Birçok silahlı grubu Mudafetu’l Kerame adı altında birleştiren el-Belus'un tutumu, Ahrar Cebelu’l Arab grubunun lideri Süleyman Abdulbaki ile Carbu ve el-Hanavi'nin tutumlarıyla örtüşüyor. Leys el-Belus liderliğindeki Mudafetu’l Kerame’ye bağlı gruplar arasında Yahya el-Hıcar liderliğindeki Hareketu Ricalu’l Kerame de bulunuyor. Ancak el-Hıcar'ın Suveyda'daki olaylara ilişkin tutumu el-Belus'un tutumundan farklı ve el-Hicri'nin tutumuna daha yakın.

Buna karşılık, aralarında Livau’l Cebel ve Suveyda Askeri Konseyi’nin de bulunduğu Suveyda'daki diğer yerel gruplar, hükümete muhalif ve el-Hicri'nin tutumuna yakın tutumlar sergiliyor.

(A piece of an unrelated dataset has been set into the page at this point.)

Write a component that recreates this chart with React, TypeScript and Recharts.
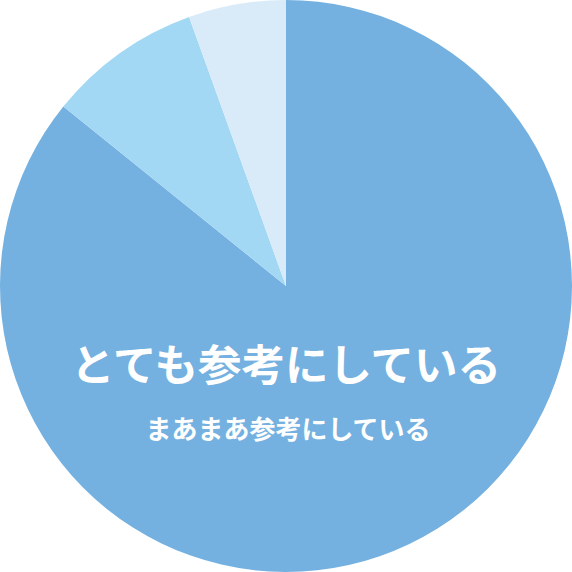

Hatırlanacağı üzere, Suveyda'da kanlı olaylar yaşanmadan önce, vilayetteki dini, siyasi ve sosyal otoriteler arasında devlet kurumlarının vilayetteki faaliyetlerine geri dönmesini öngören anlaşmalar birkaç kez imzalanmış, ancak el-Hicri ve bazı yerel gruplar bu anlaşmaları reddetmişti.